COTY: The story so far

Every model is critiqued relentlessly and rated, not against each other, but the fi ve enshrined COTY criteria

ALEX INWOOD

IT WOULD be wrong to label the COTY judging process as tough. Brutal is a more accurate description. Merciless and ruthless are even better.

Sat before me in the shadowy gloom at Ford’s You Yang’s Proving Ground, the seven COTY judges have just finished tallying the votes for the first round, which by necessity has slashed the field.

Of the 21 models eligible for the gong, only five have survived the past three days, which has seen every car tested pitilessly at the purpose-built facility, a sprawling 2300-acre torture chamber of high-speed circuits, pock-marked roads and skid-pans.

Every variant has been driven relentlessly over the same tarmac before being critiqued and rated, not against each other, but the five enshrined COTY criteria: function, technology, efficiency, safety and value.

It’s a simple, if clinical, process, and this year it’s thrown up a top five that’s as interesting as it is diverse. Headlining the group are the BMW i3 and Tesla Model S, which thanks to their intoxicating blend of technology, efficiency and performance are gunning to become the first electric cars to win Wheels COTY.

Mazda’s all-new 2, Merc’s C-Class and Peugeot’s 308 also earned nods of approval, but where they triumphed during Round One, things could change in Round Two: The Real World.

Leaving the You Yangs behind for the picturesque hills of Victoria’s Gippsland region, ahead of us lies three more days of testing where the judges will become even more familiar with the finalists on public roads. That means speed humps, traffic lights, parallel parks, school zones and open country roads.

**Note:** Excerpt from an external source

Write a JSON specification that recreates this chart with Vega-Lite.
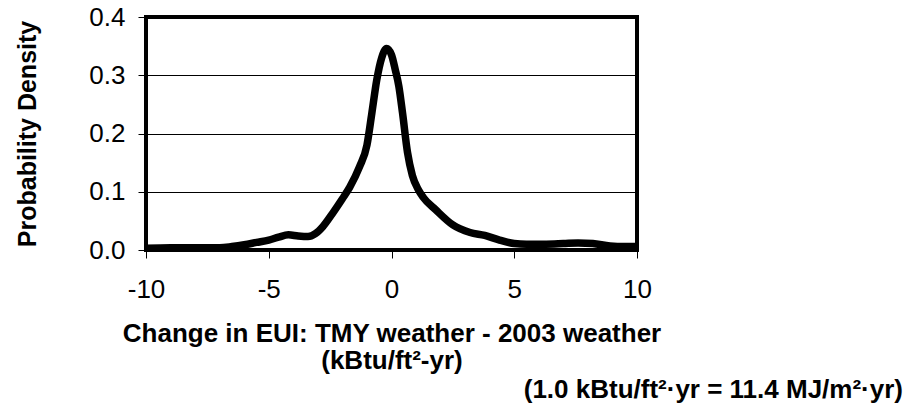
{
  "$schema": "https://vega.github.io/schema/vega-lite/v6.json",
  "autosize": "none",
  "width": 491,
  "height": 233,
  "padding": {"left": 146, "top": 17, "right": 274, "bottom": 159},
  "background": "white",
  "config": {
    "font": "Liberation Sans",
    "view": {"stroke": "black", "strokeWidth": 4}
  },
  "title": {
    "text": "(1.0 kBtu/ft²·yr = 11.4 MJ/m²·yr)",
    "orient": "bottom",
    "anchor": "end",
    "frame": "group",
    "dx": 266,
    "offset": 4,
    "font": "Liberation Sans",
    "fontSize": 26,
    "fontWeight": "bold",
    "color": "black"
  },
  "data": {
    "values": [
      {"x": -10, "y": 0.003}, {"x": -9, "y": 0.004}, {"x": -8, "y": 0.004},
      {"x": -7, "y": 0.004}, {"x": -6.5, "y": 0.006}, {"x": -6, "y": 0.009},
      {"x": -5.5, "y": 0.013}, {"x": -5, "y": 0.017}, {"x": -4.6, "y": 0.022},
      {"x": -4.2, "y": 0.026}, {"x": -3.8, "y": 0.024}, {"x": -3.4, "y": 0.023},
      {"x": -3.1, "y": 0.028}, {"x": -2.8, "y": 0.04}, {"x": -2.4, "y": 0.063},
      {"x": -2.0, "y": 0.088}, {"x": -1.7, "y": 0.108}, {"x": -1.3, "y": 0.143},
      {"x": -1.0, "y": 0.18}, {"x": -0.8, "y": 0.235}, {"x": -0.6, "y": 0.292},
      {"x": -0.4, "y": 0.33}, {"x": -0.2, "y": 0.346}, {"x": 0.0, "y": 0.335},
      {"x": 0.15, "y": 0.31}, {"x": 0.3, "y": 0.281}, {"x": 0.45, "y": 0.235},
      {"x": 0.65, "y": 0.168}, {"x": 0.85, "y": 0.128}, {"x": 1.1, "y": 0.103},
      {"x": 1.3, "y": 0.09}, {"x": 1.8, "y": 0.069}, {"x": 2.5, "y": 0.043},
      {"x": 3.2, "y": 0.03}, {"x": 3.8, "y": 0.025}, {"x": 4.4, "y": 0.017},
      {"x": 5.0, "y": 0.011}, {"x": 5.5, "y": 0.01}, {"x": 6.3, "y": 0.01},
      {"x": 7.0, "y": 0.011}, {"x": 7.6, "y": 0.012}, {"x": 8.2, "y": 0.011},
      {"x": 8.9, "y": 0.007}, {"x": 9.5, "y": 0.006}, {"x": 10, "y": 0.006}
    ]
  },
  "mark": {"type": "line", "color": "black", "strokeWidth": 7.5, "interpolate": "monotone", "strokeJoin": "round", "strokeCap": "round", "clip": true},
  "encoding": {
    "x": {
      "field": "x", "type": "quantitative",
      "scale": {"domain": [-10, 10], "nice": false},
      "axis": {
        "values": [-10, -5, 0, 5, 10],
        "labelExpr": "'' + datum.value",
        "grid": false,
        "domain": false,
        "tickColor": "black", "tickSize": 8, "tickWidth": 1,
        "labelFont": "Liberation Sans", "labelFontSize": 26, "labelColor": "black",
        "labelPadding": 18,
        "labelFlush": false,
        "title": ["Change in EUI: TMY weather - 2003 weather", "(kBtu/ft²-yr)"],
        "titleFont": "Liberation Sans", "titleFontSize": 26, "titleFontWeight": "bold",
        "titleColor": "black", "titlePadding": 18, "titleLineHeight": 27
      }
    },
    "y": {
      "field": "y", "type": "quantitative",
      "scale": {"domain": [0, 0.4], "nice": false},
      "axis": {
        "values": [0, 0.1, 0.2, 0.3, 0.4],
        "format": ".1f",
        "grid": true, "gridColor": "black", "gridWidth": 1, "gridOpacity": 1,
        "domain": false,
        "tickColor": "black", "tickSize": 8, "tickWidth": 1,
        "labelFont": "Liberation Sans", "labelFontSize": 26, "labelColor": "black",
        "labelPadding": 13,
        "labelFlush": false,
        "title": "Probability Density",
        "titleFont": "Liberation Sans", "titleFontSize": 25, "titleFontWeight": "bold",
        "titleColor": "black", "titlePadding": 48
      }
    }
  }
}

Flaws will be exposed and strengths lauded before another round of judging, this time in the barren, wood-panelled boardroom at the Leongatha Motel, culls the field again to the three finalists.

This is when things get really serious.

The judges cram into the cars for a day of four-up testing, with the whole process overshadowed by the pressure of expectation. Remember, Wheels COTY awards just one winner – there are no encouragement awards here – and every judge is desperate to know the victor.

Cruelly, though, this is the one piece of information denied them. After seven gruelling days of testing, and a final round of voting, Wheels tradition dictates that only one person tallies the votes and knows the result: the editor.

It’s a hollow and anti-climactic way to end such an intense week, but it means every judge is just as eager to discover the winner as you are.

Every model is critiqued relentlessly and rated, not against each other, but the fi ve enshrined COTY criteria

COTY judges

Slotting into the editor’s chair has only intensified Butler’s road-testing technique: thrash first, ask questions later. A man who lives in the future, not the past (he’s the reason the Tesla is here), this year marks Glenn’s first COTY at the helm after starting as a car washer last century.

Glenn Butler

Odds-on to take out the Guinness World record for the loudest burp and largest collection of salmon shorts, Ponch marches defiantly to the beat of his own, very loud drum. As subtle as a backhand to the face, he’s uncouth, raw and opinionated, and has one of the best motoring brains in Oz.

Nathan Ponchard

His tears said it all: this will be Robbo’s last COTY. After 42 years, he is handing over the reins to “younger, hip-thrusting road testers”.

Determined to go out with a bang, Robbo’s 2014 form is as scathing and passionate as ever. Just as you’d expect from the world’s greatest motoring journalist.

Peter Robinson

A living, breathing bullshit detector, Carey survives solely on coffee, cigarettes and his love of cars. Currently terrifying PRs in the Northern Hemisphere as Wheels’ European scribe, Carey salivates over cutting-edge technology and uses cool logic to browbeat anyone with an opinion different to his own.

John Carey

COTY is like Christmas for Byron, only better.

A Wheels tragic (he owns every issue), his passion for COTY is matched only by the ferocity of a disease that causes him to buy oddball old cars and horde them. Now in his fifth year as a COTY judge, Byron is incisive and never afraid to voice a contrary opinion.

Byron Mathioudakis

Like a medieval torture specialist, Bruce has spent the past 20 years fine-tuning his own sick form of pleasure: CEO grilling. An expert at making car-company execs squirm, Bruce’s keen nose for news brings both a wealth of industry knowledge and a crisp voice of reason to the judging panel.

Bruce Newton

wheelsmag.com.au 71 As multi-talented as she is knowledgeable, Sally’s eye for design faux pas is invaluable.

A designer, singer, inventor and architect, when she’s not flying from San Francisco to judge COTY, she’s creating things like the award-winning Nest high chair, currently housed at the Powerhouse Museum.